So finally Jack has a truly loose tooth. His first official one. He is very financially motivated and he knows that the tooth fairy pays kids who have never had a cavity a big "copay bonus" so as soon as he discovered the wobbly front tooth he has been trying to get it out. It has gotten to the point that you can see it swinging around in his mouth when he talks but I can't for the life of me get the stupid thing out.
Jack was talking about the Tooth Fairy and wondering how much she'd pay for this tooth and I was trying to dodge the subject because I have been feeling guilty about how hard we sell the mythical characters (Easter Bunny, Santa, etc.) and now that he is 8 I just think we ned to set him straight. He is getting baptized next week and I feel like he needs to know that what we have taught him about Christ and God is the only thing that is real. Kids nowadays end up with more tangible evidence of Santa Clause than they do about the Atonement and while I think the traditions are fun and I don't want to be a grinch, The age of accountability is a good time to cut the crap.
Then the next day Jack was going through my jewelry box and came across his first two baby teeth. He was totally confused as to why I would have these in my possession when he had definitely sold them to the Tooth Fairy long ago. He is a sensitive kid and I didn't want to to bum him out. Then I realized that like everything in life it is all about how you sell it, I realized I am the queen of spin and I can make this a positive thing. Sales is a skill that is valuable in every industry and mothering is no exception. So I said, "Jack I need to meet you in my closet in five minutes for a top-secret kid/mom meeting and I am going to tell you a spectacular secret that is so exciting. I have been wanting to tell you this secret for a long time but now you are ready. See you in five minutes. Don't tell anyone. We can't be followed or overheard. Make sure the coast is clear, okay?"
Five minutes later in the clandestine closet meeting I gave him my biggest smile and told him that "I AM THE TOOTH FAIRY! Isn't that Great!?" He wanted to know if I was the Tooth Fairy for everyone but I told him nope, I am his and Abe's private Tooth Fairy and every mom gets that job when they have kids and it is one of the most fun things about being a parent.
"So when I have kids will I be the Tooth Fairy for them?"

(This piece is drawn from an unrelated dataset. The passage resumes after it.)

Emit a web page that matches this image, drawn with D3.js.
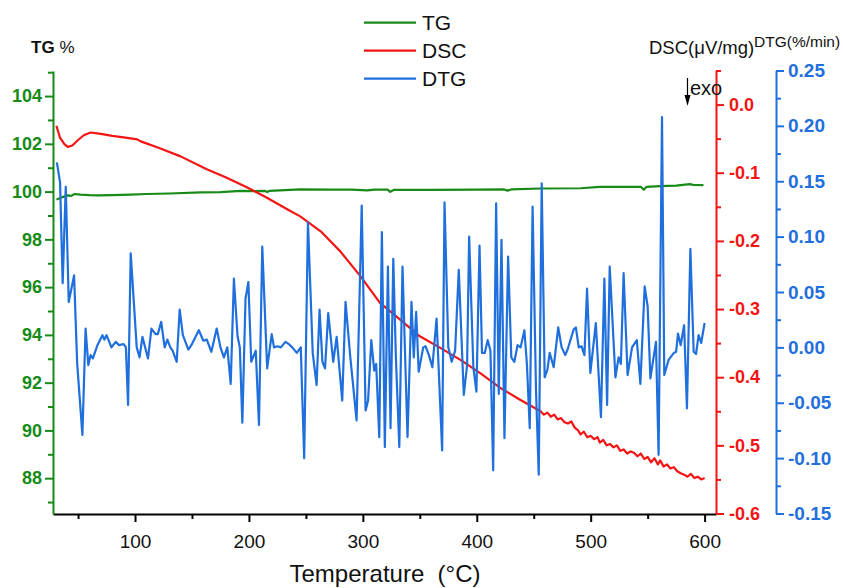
<!DOCTYPE html>
<html>
<head>
<meta charset="utf-8">
<script src="https://d3js.org/d3.v7.min.js"></script>
<style>
  body { margin: 0; background: #fff; }
  svg { display: block; font-family: "Liberation Sans", Arial, sans-serif; }
</style>
</head>
<body>
<svg id="chart"></svg>
<script>
// TG (%) vs temperature
var tgTemp = [31, 34, 37, 41, 44, 47, 52, 60, 67, 80, 96, 110, 130, 158, 175, 193, 205, 214, 216, 218,
  245, 270, 290, 304, 310, 322, 324, 327, 360, 400, 424, 427, 430, 456, 491, 508, 526, 544, 546.6, 549,
  561, 575, 587, 590, 599];
var tgVal = [99.67, 99.72, 99.78, 99.84, 99.82, 99.90, 99.87, 99.85, 99.84, 99.85, 99.87, 99.90, 99.92, 99.97, 99.98, 100.03, 100.02, 100.03, 99.98, 100.03,
  100.09, 100.08, 100.08, 100.05, 100.08, 100.08, 99.99, 100.07, 100.07, 100.08, 100.09, 100.04, 100.09, 100.13, 100.14, 100.2, 100.2, 100.2, 100.08, 100.2,
  100.23, 100.25, 100.31, 100.28, 100.27];

// DSC (uV/mg)
var dscTemp = [31, 34, 38, 41, 45, 50, 55, 61, 70, 80, 90, 102, 105, 120, 140, 163, 180, 199, 215, 234,
  245, 263, 280, 298, 315, 333, 350, 368, 386, 403, 421, 438, 456, 459, 462, 465, 468, 471, 474, 477,
  480, 483, 486, 489, 491, 494, 497, 500, 503, 506, 508, 511, 514, 517, 520, 523, 526, 529, 532, 535,
  538, 541, 544, 547, 550, 553, 556, 559, 561, 564, 567, 570, 573, 576, 579, 582, 585, 588, 591, 594, 597, 600];
var dscVal = [-0.031, -0.048, -0.058, -0.062, -0.060, -0.052, -0.045, -0.041, -0.043, -0.046, -0.048, -0.051, -0.054, -0.063, -0.076, -0.095, -0.107, -0.122, -0.136, -0.154,
  -0.164, -0.186, -0.215, -0.252, -0.291, -0.316, -0.340, -0.357, -0.375, -0.394, -0.416, -0.433, -0.450, -0.455, -0.452, -0.458, -0.455, -0.462, -0.460, -0.466,
  -0.468, -0.465, -0.474, -0.478, -0.484, -0.480, -0.488, -0.486, -0.491, -0.488, -0.496, -0.492, -0.500, -0.498, -0.503, -0.500, -0.508, -0.506, -0.512, -0.509,
  -0.511, -0.516, -0.512, -0.520, -0.517, -0.525, -0.519, -0.528, -0.522, -0.531, -0.528, -0.534, -0.532, -0.538, -0.541, -0.543, -0.546, -0.542, -0.548, -0.546, -0.550, -0.548];

// DTG (%/min)
var dtgTemp = [31.4, 34.2, 36.5, 39.2, 41.8, 46.5, 49.2, 53.8, 56.6, 59, 61, 63, 67, 71.4, 73, 75, 79.3, 83, 86, 90,
  92, 93.9, 96.2, 101.5, 104, 106.5, 111.4, 114.4, 118, 120, 123, 126, 128.4, 131, 133, 136.6, 139.2, 142, 146.8, 150,
  156, 160, 163, 167, 171.7, 175, 178, 181, 184, 186.8, 190, 192, 194.2, 197, 199.5, 202, 206, 208.8, 211.7, 216,
  220, 222, 225, 228, 232, 235, 238, 242, 245.5, 248.5, 251.8, 256, 259.4, 262, 264.5, 266.8, 269.6, 274, 277, 281.9,
  284.8, 289, 294.5, 299, 302.4, 304.6, 307.4, 310, 311.7, 314.4, 316.7, 319.3, 322, 324.3, 326.7, 329, 332, 334.8, 339.2, 342.7,
  344.7, 346.8, 349, 353, 355, 358, 361, 364.7, 369.6, 371.7, 375, 378, 381, 384.2, 388.6, 391.5, 393.3, 397, 399.7, 402.4,
  404.6, 407, 409.6, 412, 414.4, 417, 419.3, 421.7, 424.3, 427.5, 430.3, 433, 435.8, 438.5, 441.8, 444, 446.5, 449, 452, 454.4,
  457, 459.6, 462, 464, 467.5, 471.5, 474.5, 477.7, 480, 485, 487, 489.5, 492, 494.5, 496.8, 499.7, 504.5, 509, 512, 514.4,
  516.7, 521.7, 524.5, 526.5, 528.9, 532.4, 536.3, 540.5, 543.6, 547.4, 550, 552.4, 557.3, 559.6, 562.6, 564.6, 568.5, 573, 575, 576.6,
  579, 582, 584.5, 587.5, 590.4, 592.5, 594.7, 597, 600];
var dtgVal = [0.167, 0.149, 0.058, 0.145, 0.041, 0.065, -0.014, -0.079, 0.017, -0.016, -0.007, -0.010, 0.002, 0.011, 0.007, 0.011, 0.000, 0.005, 0.002, 0.003,
  0.000, -0.052, 0.085, 0.000, -0.009, 0.0095, -0.010, 0.017, 0.012, 0.012, 0.023, 0.000, 0.007, 0.000, -0.003, -0.013, 0.034, 0.011, -0.002, 0.003,
  0.0155, 0.006, 0.007, -0.004, 0.017, 0.000, -0.009, 0.000, -0.033, 0.062, 0.010, 0.000, -0.068, 0.044, 0.059, -0.013, -0.003, -0.070, 0.091, -0.019,
  0.012, 0.000, 0.001, 0.000, 0.005, 0.003, 0.000, -0.005, 0.000, -0.100, 0.113, -0.005, -0.034, 0.034, -0.013, -0.019, 0.031, -0.013, 0.0095, -0.048,
  0.041, -0.009, -0.066, 0.128, -0.057, -0.048, 0.0065, -0.021, -0.015, -0.081, 0.104, -0.090, 0.073, -0.073, 0.080, -0.009, -0.090, 0.073, -0.081, 0.041,
  -0.009, 0.032, -0.022, 0.000, 0.001, -0.007, -0.018, 0.026, -0.093, 0.131, 0.000, -0.013, -0.003, 0.070, -0.043, -0.016, 0.100, -0.018, -0.040, 0.092,
  -0.005, -0.005, 0.0065, -0.003, -0.111, 0.130, -0.042, 0.097, -0.082, 0.082, -0.009, -0.013, 0.002, 0.000, 0.0155, -0.015, -0.073, 0.127, -0.039, -0.115,
  0.148, -0.027, -0.020, -0.005, -0.018, 0.018, 0.000, -0.007, -0.001, 0.016, 0.018, 0.000, 0.001, -0.007, 0.053, -0.023, 0.022, -0.063, 0.062, -0.052,
  0.073, -0.027, -0.009, -0.015, 0.067, -0.025, 0.000, 0.0065, -0.033, 0.055, 0.037, -0.028, 0.005, -0.097, 0.208, -0.025, -0.011, -0.005, -0.004, 0.0125,
  0.002, 0.020, -0.055, 0.089, -0.004, -0.006, 0.011, 0.004, 0.022];

var xMajor = [100, 200, 300, 400, 500, 600];
var xMinor = [50, 150, 250, 350, 450, 550];
var tgMajor = [88, 90, 92, 94, 96, 98, 100, 102, 104];
var tgMinor = [87, 89, 91, 93, 95, 97, 99, 101, 103, 105];
var dscMajor = [-0.6, -0.5, -0.4, -0.3, -0.2, -0.1, 0.0];
var dscMinor = [-0.55, -0.45, -0.35, -0.25, -0.15, -0.05, 0.05];
var dtgMajor = [-0.15, -0.10, -0.05, 0.00, 0.05, 0.10, 0.15, 0.20, 0.25];
var dtgMinor = [-0.125, -0.075, -0.025, 0.025, 0.075, 0.125, 0.175, 0.225];
var seriesNames = ["TG", "DSC", "DTG"];

var width = 843, height = 588;
var green = "#178a17", red = "#f41414", blue = "#1f6fdc";

var svg = d3.select("#chart").attr("width", width).attr("height", height);

var x = d3.scaleLinear().domain([28, 610]).range([53, 716]);
var yTG = d3.scaleLinear().domain([86.5, 105.05]).range([514, 71]);
var yDSC = d3.scaleLinear().domain([-0.6, 0.05]).range([513.5, 70.5]);
var yDTG = d3.scaleLinear().domain([-0.15, 0.25]).range([513.5, 70.5]);

function styleAxis(g, color, sw) {
  g.select(".domain").attr("stroke", color).attr("stroke-width", sw);
  g.selectAll(".tick line").attr("stroke", color).attr("stroke-width", sw);
}

// x axis
var gx = svg.append("g").attr("transform", "translate(0,514)");
gx.call(d3.axisBottom(x).tickValues(xMajor).tickSize(8).tickSizeOuter(0));
styleAxis(gx, "#000", 2);
gx.selectAll("text").attr("y", 34).attr("dy", 0).attr("fill", "#111")
  .attr("font-size", 19).attr("font-family", "Liberation Sans, Arial, sans-serif");
var gxm = svg.append("g").attr("transform", "translate(0,514)");
gxm.call(d3.axisBottom(x).tickValues(xMinor).tickSize(5).tickFormat(""));
gxm.select(".domain").remove();
gxm.selectAll(".tick line").attr("stroke", "#000").attr("stroke-width", 2);

// TG axis (left)
var gl = svg.append("g").attr("transform", "translate(53,0)");
gl.call(d3.axisLeft(yTG).tickValues(tgMajor).tickSize(8).tickSizeOuter(0).tickPadding(3));
styleAxis(gl, green, 2);
gl.selectAll("text").attr("fill", green).attr("font-size", 18).attr("font-weight", "bold")
  .attr("font-family", "Liberation Sans, Arial, sans-serif");
var glm = svg.append("g").attr("transform", "translate(53,0)");
glm.call(d3.axisLeft(yTG).tickValues(tgMinor).tickSize(5).tickFormat(""));
glm.select(".domain").remove();
glm.selectAll(".tick line").attr("stroke", green).attr("stroke-width", 2);

// DSC axis (right)
var gr = svg.append("g").attr("transform", "translate(716,0)");
gr.call(d3.axisRight(yDSC).tickValues(dscMajor).tickSize(8).tickSizeOuter(0).tickPadding(5));
styleAxis(gr, red, 2);
gr.selectAll("text").attr("fill", red).attr("font-size", 18).attr("font-weight", "bold")
  .attr("font-family", "Liberation Sans, Arial, sans-serif").text(function(d) { return d3.format(".1f")(d).replace("−", "-"); });
var grm = svg.append("g").attr("transform", "translate(716,0)");
grm.call(d3.axisRight(yDSC).tickValues(dscMinor).tickSize(5).tickFormat(""));
grm.select(".domain").remove();
grm.selectAll(".tick line").attr("stroke", red).attr("stroke-width", 2);

// DTG axis (far right)
var gb = svg.append("g").attr("transform", "translate(776,0)");
gb.call(d3.axisRight(yDTG).tickValues(dtgMajor).tickSize(8).tickSizeOuter(0).tickPadding(4));
styleAxis(gb, blue, 2);
gb.selectAll("text").attr("fill", blue).attr("font-size", 19).attr("font-weight", "bold")
  .attr("font-family", "Liberation Sans, Arial, sans-serif").text(function(d) { return d3.format(".2f")(d).replace("−", "-"); });
var gbm = svg.append("g").attr("transform", "translate(776,0)");
gbm.call(d3.axisRight(yDTG).tickValues(dtgMinor).tickSize(5).tickFormat(""));
gbm.select(".domain").remove();
gbm.selectAll(".tick line").attr("stroke", blue).attr("stroke-width", 2);

// series
var tgData = tgTemp.map(function(t, i) { return [t, tgVal[i]]; });
var dscData = dscTemp.map(function(t, i) { return [t, dscVal[i]]; });
var dtgData = dtgTemp.map(function(t, i) { return [t, dtgVal[i]]; });

svg.append("path").datum(tgData)
  .attr("fill", "none").attr("stroke", green).attr("stroke-width", 2.2).attr("stroke-linejoin", "round")
  .attr("d", d3.line().x(d => x(d[0])).y(d => yTG(d[1])));
svg.append("path").datum(dscData)
  .attr("fill", "none").attr("stroke", red).attr("stroke-width", 2.2).attr("stroke-linejoin", "round")
  .attr("d", d3.line().x(d => x(d[0])).y(d => yDSC(d[1])));
svg.append("path").datum(dtgData)
  .attr("fill", "none").attr("stroke", blue).attr("stroke-width", 2.2).attr("stroke-linejoin", "round")
  .attr("d", d3.line().x(d => x(d[0])).y(d => yDTG(d[1])));

// legend
var legend = svg.append("g");
var legColors = [green, red, blue];
seriesNames.forEach(function(name, i) {
  var yy = 22.7 + i * 28;
  legend.append("line").attr("x1", 364).attr("x2", 416).attr("y1", yy).attr("y2", yy)
    .attr("stroke", legColors[i]).attr("stroke-width", 2.2);
  legend.append("text").attr("x", 422).attr("y", yy + 7.5).attr("font-size", 21).attr("fill", "#111").text(name);
});

// axis titles
var tgTitle = svg.append("text").attr("x", 31).attr("y", 53).attr("font-size", 17).attr("fill", "#111");
tgTitle.append("tspan").attr("font-weight", "bold").text("TG");
tgTitle.append("tspan").attr("dx", 5).text("%");

svg.append("text").attr("x", 649).attr("y", 54).attr("font-size", 18.5).attr("fill", "#111").text("DSC(μV/mg)");
svg.append("text").attr("x", 754).attr("y", 47).attr("font-size", 15.5).attr("fill", "#111").text("DTG(%/min)");

svg.append("text").attr("x", 385).attr("y", 582).attr("text-anchor", "middle").attr("font-size", 24)
  .attr("fill", "#111").style("white-space", "pre").text("Temperature  (°C)");

// exo arrow
svg.append("line").attr("x1", 687.5).attr("x2", 687.5).attr("y1", 78).attr("y2", 97)
  .attr("stroke", "#000").attr("stroke-width", 1.2);
svg.append("path").attr("d", "M684.5,95 L690.5,95 L687.5,106 Z").attr("fill", "#000");
svg.append("text").attr("x", 690).attr("y", 95).attr("font-size", 20).attr("fill", "#111").text("exo");
</script>
</body>
</html>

" Yes. And you get to be more than just that. You get to be Santa and the Easter Bunny and even the Halloween Candy Fairy (who in our home takes all of the candy on Halloween and leaves cash. Yes I am a genius)." I explained that now that he is in on the secret he gets to be my helper and he has to keep my secret until Abe is old enough to be invited to a mature secret closet meeting like us. I told him about how much fun I have had bringing him presents and explained that there is nothing to any of it beyond parent's pretending. I also let him know that he will still make money on his teeth and Christmas and Easter will proceed as they always have, he is just on the inside of the secret now.
The strategy worked. He likes being given responsibilities that he sees as grown up and I sensed a bit of relief as he thought about it and it all made sense. "I might still want to pretend to believe in that stuff just for fun even though I know the truth about it. Is that okay?"
"Absolutely. I still do that myself. Don't ruin the secret for anyone else."
So the whole thing was far easier than I expected and Jack took the news like a champ. I am a little relieved to drop the charade and he was pretty excited to know that his teeth were still available for inspection and would be kept safe in my jewelry box. The Halloween Candy is long gone but feel free to visit the cavity free teeth any time.
1 comment:
I worry about the secrets too. I kind of hate them. My nephew David found his old teeth too but he thought he'd milk the system. His parents got suspicious and realised that the tooth fairy'd been paying on the double when he started loosing teeth every few days. They want to see the gaping bloody hole in his gum now when ever he clams to have lost another one.